= Exercise brief =
Reproduce the full listing below unchanged, apart from the pictures.

= Data provided =
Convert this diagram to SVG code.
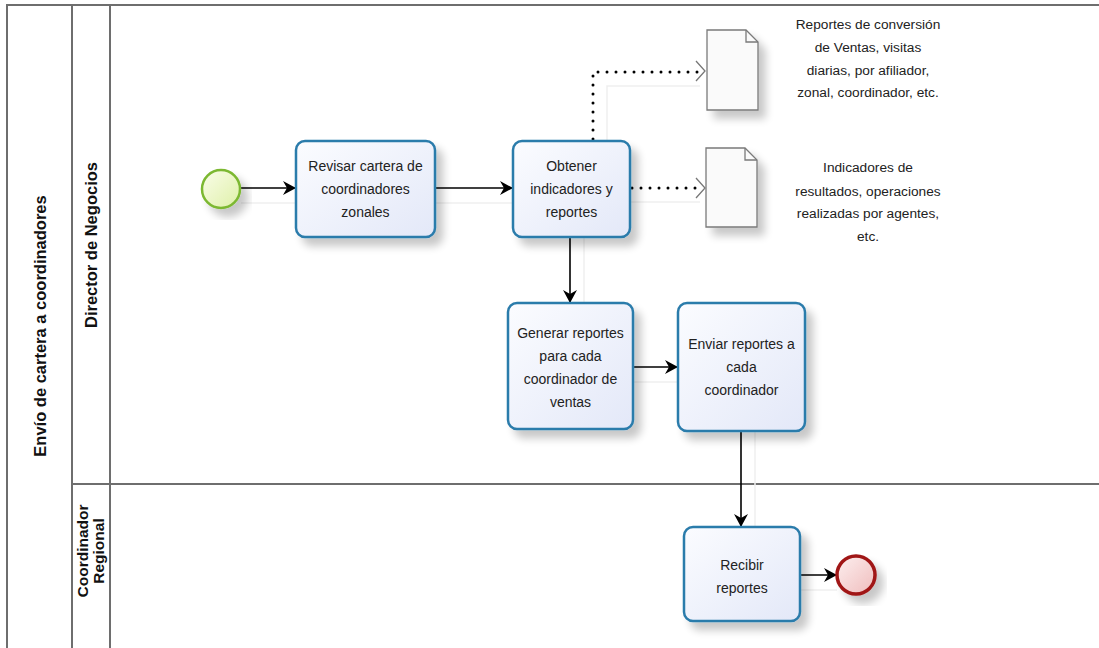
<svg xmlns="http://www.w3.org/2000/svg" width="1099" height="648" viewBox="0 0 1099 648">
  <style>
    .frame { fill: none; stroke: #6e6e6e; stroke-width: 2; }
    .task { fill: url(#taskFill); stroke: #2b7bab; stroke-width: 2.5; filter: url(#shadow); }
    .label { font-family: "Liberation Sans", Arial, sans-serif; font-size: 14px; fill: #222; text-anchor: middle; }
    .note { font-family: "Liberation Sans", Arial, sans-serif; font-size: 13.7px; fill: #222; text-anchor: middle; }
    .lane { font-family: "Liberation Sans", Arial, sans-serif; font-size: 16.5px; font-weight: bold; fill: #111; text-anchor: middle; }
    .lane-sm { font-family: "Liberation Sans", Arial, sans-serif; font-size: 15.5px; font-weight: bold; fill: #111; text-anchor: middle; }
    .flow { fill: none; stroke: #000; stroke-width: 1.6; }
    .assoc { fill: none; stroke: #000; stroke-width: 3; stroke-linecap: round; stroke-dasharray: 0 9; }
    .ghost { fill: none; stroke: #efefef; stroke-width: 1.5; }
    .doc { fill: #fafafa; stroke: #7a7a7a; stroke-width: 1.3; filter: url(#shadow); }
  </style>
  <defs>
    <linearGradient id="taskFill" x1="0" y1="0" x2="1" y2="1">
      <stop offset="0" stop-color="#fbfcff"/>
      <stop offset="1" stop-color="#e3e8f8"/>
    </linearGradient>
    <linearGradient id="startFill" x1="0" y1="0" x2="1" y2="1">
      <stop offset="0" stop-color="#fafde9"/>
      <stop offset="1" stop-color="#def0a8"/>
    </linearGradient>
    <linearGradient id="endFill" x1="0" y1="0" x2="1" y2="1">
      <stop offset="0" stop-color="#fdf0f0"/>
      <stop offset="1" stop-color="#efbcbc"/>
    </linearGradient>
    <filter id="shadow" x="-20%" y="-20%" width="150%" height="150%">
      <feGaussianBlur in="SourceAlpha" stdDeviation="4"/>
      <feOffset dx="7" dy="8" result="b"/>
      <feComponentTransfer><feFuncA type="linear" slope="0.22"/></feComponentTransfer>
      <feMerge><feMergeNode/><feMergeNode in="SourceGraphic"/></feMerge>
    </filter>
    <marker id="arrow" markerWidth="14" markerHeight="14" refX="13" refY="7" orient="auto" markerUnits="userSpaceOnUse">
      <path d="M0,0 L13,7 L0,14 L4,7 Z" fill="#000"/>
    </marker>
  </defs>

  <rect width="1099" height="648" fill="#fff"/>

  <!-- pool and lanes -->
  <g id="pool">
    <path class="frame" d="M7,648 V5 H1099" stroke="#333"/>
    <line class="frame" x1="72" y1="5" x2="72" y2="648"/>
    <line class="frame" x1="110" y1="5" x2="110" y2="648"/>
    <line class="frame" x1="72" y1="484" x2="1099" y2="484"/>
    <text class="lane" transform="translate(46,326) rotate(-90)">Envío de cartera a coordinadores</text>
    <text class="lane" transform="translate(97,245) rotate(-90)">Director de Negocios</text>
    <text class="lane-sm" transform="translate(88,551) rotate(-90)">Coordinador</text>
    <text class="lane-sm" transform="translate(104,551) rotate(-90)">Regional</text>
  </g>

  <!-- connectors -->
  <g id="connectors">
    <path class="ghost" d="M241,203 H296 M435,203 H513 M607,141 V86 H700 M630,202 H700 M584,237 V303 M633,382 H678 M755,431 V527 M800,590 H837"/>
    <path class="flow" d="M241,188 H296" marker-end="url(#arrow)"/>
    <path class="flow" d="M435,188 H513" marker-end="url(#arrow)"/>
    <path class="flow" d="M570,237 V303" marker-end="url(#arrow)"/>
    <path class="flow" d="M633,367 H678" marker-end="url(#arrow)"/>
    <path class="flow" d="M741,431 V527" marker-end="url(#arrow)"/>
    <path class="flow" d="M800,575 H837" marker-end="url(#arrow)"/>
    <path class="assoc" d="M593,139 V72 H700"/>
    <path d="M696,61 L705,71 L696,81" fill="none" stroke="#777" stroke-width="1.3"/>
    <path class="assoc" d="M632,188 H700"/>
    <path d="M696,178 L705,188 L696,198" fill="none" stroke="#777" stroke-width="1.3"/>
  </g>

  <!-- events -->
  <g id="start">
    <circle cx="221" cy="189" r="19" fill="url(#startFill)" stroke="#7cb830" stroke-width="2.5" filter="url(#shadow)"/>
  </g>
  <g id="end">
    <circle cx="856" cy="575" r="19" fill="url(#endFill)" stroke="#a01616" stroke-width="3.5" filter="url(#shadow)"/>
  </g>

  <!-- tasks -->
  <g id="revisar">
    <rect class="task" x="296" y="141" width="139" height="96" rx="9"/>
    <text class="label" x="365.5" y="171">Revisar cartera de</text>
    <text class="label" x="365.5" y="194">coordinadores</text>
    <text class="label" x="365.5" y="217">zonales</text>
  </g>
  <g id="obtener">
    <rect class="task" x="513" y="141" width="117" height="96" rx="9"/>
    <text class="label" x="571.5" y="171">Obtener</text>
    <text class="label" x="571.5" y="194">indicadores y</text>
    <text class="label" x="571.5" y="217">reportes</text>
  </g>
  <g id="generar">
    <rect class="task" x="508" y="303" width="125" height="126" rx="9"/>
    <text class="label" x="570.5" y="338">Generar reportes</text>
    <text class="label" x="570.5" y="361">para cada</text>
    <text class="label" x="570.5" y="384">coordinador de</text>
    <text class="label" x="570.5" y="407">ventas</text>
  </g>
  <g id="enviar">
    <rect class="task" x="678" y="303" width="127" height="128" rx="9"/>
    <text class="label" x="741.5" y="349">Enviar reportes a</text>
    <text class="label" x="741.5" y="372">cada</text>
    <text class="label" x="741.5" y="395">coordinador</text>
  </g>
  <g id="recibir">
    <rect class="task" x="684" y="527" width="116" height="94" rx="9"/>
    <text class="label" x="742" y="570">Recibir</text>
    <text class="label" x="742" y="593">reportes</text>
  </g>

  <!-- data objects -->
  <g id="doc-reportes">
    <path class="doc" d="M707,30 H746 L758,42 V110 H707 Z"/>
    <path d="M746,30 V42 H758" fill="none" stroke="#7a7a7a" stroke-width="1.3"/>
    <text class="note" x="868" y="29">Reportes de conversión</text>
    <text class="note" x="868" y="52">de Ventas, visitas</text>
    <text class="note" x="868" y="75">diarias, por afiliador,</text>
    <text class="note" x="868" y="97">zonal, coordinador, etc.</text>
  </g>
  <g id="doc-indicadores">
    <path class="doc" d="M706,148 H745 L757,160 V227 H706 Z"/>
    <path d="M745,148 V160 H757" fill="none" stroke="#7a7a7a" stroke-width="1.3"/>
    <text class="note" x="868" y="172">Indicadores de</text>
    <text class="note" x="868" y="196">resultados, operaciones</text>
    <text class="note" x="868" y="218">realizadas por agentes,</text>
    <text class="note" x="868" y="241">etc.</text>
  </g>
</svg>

= The result =
Convert this diagram to SVG code.
<svg xmlns="http://www.w3.org/2000/svg" width="1099" height="648" viewBox="0 0 1099 648">
  <style>
    .frame { fill: none; stroke: #6e6e6e; stroke-width: 2; }
    .task { fill: url(#taskFill); stroke: #2b7bab; stroke-width: 2.5; filter: url(#shadow); }
    .label { font-family: "Liberation Sans", Arial, sans-serif; font-size: 14px; fill: #222; text-anchor: middle; }
    .note { font-family: "Liberation Sans", Arial, sans-serif; font-size: 13.7px; fill: #222; text-anchor: middle; }
    .lane { font-family: "Liberation Sans", Arial, sans-serif; font-size: 16.5px; font-weight: bold; fill: #111; text-anchor: middle; }
    .lane-sm { font-family: "Liberation Sans", Arial, sans-serif; font-size: 15.5px; font-weight: bold; fill: #111; text-anchor: middle; }
    .flow { fill: none; stroke: #000; stroke-width: 1.6; }
    .assoc { fill: none; stroke: #000; stroke-width: 3; stroke-linecap: round; stroke-dasharray: 0 9; }
    .ghost { fill: none; stroke: #efefef; stroke-width: 1.5; }
    .doc { fill: #fafafa; stroke: #7a7a7a; stroke-width: 1.3; filter: url(#shadow); }
  </style>
  <defs>
    <linearGradient id="taskFill" x1="0" y1="0" x2="1" y2="1">
      <stop offset="0" stop-color="#fbfcff"/>
      <stop offset="1" stop-color="#e3e8f8"/>
    </linearGradient>
    <linearGradient id="startFill" x1="0" y1="0" x2="1" y2="1">
      <stop offset="0" stop-color="#fafde9"/>
      <stop offset="1" stop-color="#def0a8"/>
    </linearGradient>
    <linearGradient id="endFill" x1="0" y1="0" x2="1" y2="1">
      <stop offset="0" stop-color="#fdf0f0"/>
      <stop offset="1" stop-color="#efbcbc"/>
    </linearGradient>
    <filter id="shadow" x="-20%" y="-20%" width="150%" height="150%">
      <feGaussianBlur in="SourceAlpha" stdDeviation="4"/>
      <feOffset dx="7" dy="8" result="b"/>
      <feComponentTransfer><feFuncA type="linear" slope="0.22"/></feComponentTransfer>
      <feMerge><feMergeNode/><feMergeNode in="SourceGraphic"/></feMerge>
    </filter>
    <marker id="arrow" markerWidth="14" markerHeight="14" refX="13" refY="7" orient="auto" markerUnits="userSpaceOnUse">
      <path d="M0,0 L13,7 L0,14 L4,7 Z" fill="#000"/>
    </marker>
  </defs>

  <rect width="1099" height="648" fill="#fff"/>

  <!-- pool and lanes -->
  <g id="pool">
    <path class="frame" d="M7,648 V5 H1099" stroke="#333"/>
    <line class="frame" x1="72" y1="5" x2="72" y2="648"/>
    <line class="frame" x1="110" y1="5" x2="110" y2="648"/>
    <line class="frame" x1="72" y1="484" x2="1099" y2="484"/>
    <text class="lane" transform="translate(46,326) rotate(-90)">Envío de cartera a coordinadores</text>
    <text class="lane" transform="translate(97,245) rotate(-90)">Director de Negocios</text>
    <text class="lane-sm" transform="translate(88,551) rotate(-90)">Coordinador</text>
    <text class="lane-sm" transform="translate(104,551) rotate(-90)">Regional</text>
  </g>

  <!-- connectors -->
  <g id="connectors">
    <path class="ghost" d="M241,203 H296 M435,203 H513 M607,141 V86 H700 M630,202 H700 M584,237 V303 M633,382 H678 M755,431 V527 M800,590 H837"/>
    <path class="flow" d="M241,188 H296" marker-end="url(#arrow)"/>
    <path class="flow" d="M435,188 H513" marker-end="url(#arrow)"/>
    <path class="flow" d="M570,237 V303" marker-end="url(#arrow)"/>
    <path class="flow" d="M633,367 H678" marker-end="url(#arrow)"/>
    <path class="flow" d="M741,431 V527" marker-end="url(#arrow)"/>
    <path class="flow" d="M800,575 H837" marker-end="url(#arrow)"/>
    <path class="assoc" d="M593,139 V72 H700"/>
    <path d="M696,61 L705,71 L696,81" fill="none" stroke="#777" stroke-width="1.3"/>
    <path class="assoc" d="M632,188 H700"/>
    <path d="M696,178 L705,188 L696,198" fill="none" stroke="#777" stroke-width="1.3"/>
  </g>

  <!-- events -->
  <g id="start">
    <circle cx="221" cy="189" r="19" fill="url(#startFill)" stroke="#7cb830" stroke-width="2.5" filter="url(#shadow)"/>
  </g>
  <g id="end">
    <circle cx="856" cy="575" r="19" fill="url(#endFill)" stroke="#a01616" stroke-width="3.5" filter="url(#shadow)"/>
  </g>

  <!-- tasks -->
  <g id="revisar">
    <rect class="task" x="296" y="141" width="139" height="96" rx="9"/>
    <text class="label" x="365.5" y="171">Revisar cartera de</text>
    <text class="label" x="365.5" y="194">coordinadores</text>
    <text class="label" x="365.5" y="217">zonales</text>
  </g>
  <g id="obtener">
    <rect class="task" x="513" y="141" width="117" height="96" rx="9"/>
    <text class="label" x="571.5" y="171">Obtener</text>
    <text class="label" x="571.5" y="194">indicadores y</text>
    <text class="label" x="571.5" y="217">reportes</text>
  </g>
  <g id="generar">
    <rect class="task" x="508" y="303" width="125" height="126" rx="9"/>
    <text class="label" x="570.5" y="338">Generar reportes</text>
    <text class="label" x="570.5" y="361">para cada</text>
    <text class="label" x="570.5" y="384">coordinador de</text>
    <text class="label" x="570.5" y="407">ventas</text>
  </g>
  <g id="enviar">
    <rect class="task" x="678" y="303" width="127" height="128" rx="9"/>
    <text class="label" x="741.5" y="349">Enviar reportes a</text>
    <text class="label" x="741.5" y="372">cada</text>
    <text class="label" x="741.5" y="395">coordinador</text>
  </g>
  <g id="recibir">
    <rect class="task" x="684" y="527" width="116" height="94" rx="9"/>
    <text class="label" x="742" y="570">Recibir</text>
    <text class="label" x="742" y="593">reportes</text>
  </g>

  <!-- data objects -->
  <g id="doc-reportes">
    <path class="doc" d="M707,30 H746 L758,42 V110 H707 Z"/>
    <path d="M746,30 V42 H758" fill="none" stroke="#7a7a7a" stroke-width="1.3"/>
    <text class="note" x="868" y="29">Reportes de conversión</text>
    <text class="note" x="868" y="52">de Ventas, visitas</text>
    <text class="note" x="868" y="75">diarias, por afiliador,</text>
    <text class="note" x="868" y="97">zonal, coordinador, etc.</text>
  </g>
  <g id="doc-indicadores">
    <path class="doc" d="M706,148 H745 L757,160 V227 H706 Z"/>
    <path d="M745,148 V160 H757" fill="none" stroke="#7a7a7a" stroke-width="1.3"/>
    <text class="note" x="868" y="172">Indicadores de</text>
    <text class="note" x="868" y="196">resultados, operaciones</text>
    <text class="note" x="868" y="218">realizadas por agentes,</text>
    <text class="note" x="868" y="241">etc.</text>
  </g>
</svg>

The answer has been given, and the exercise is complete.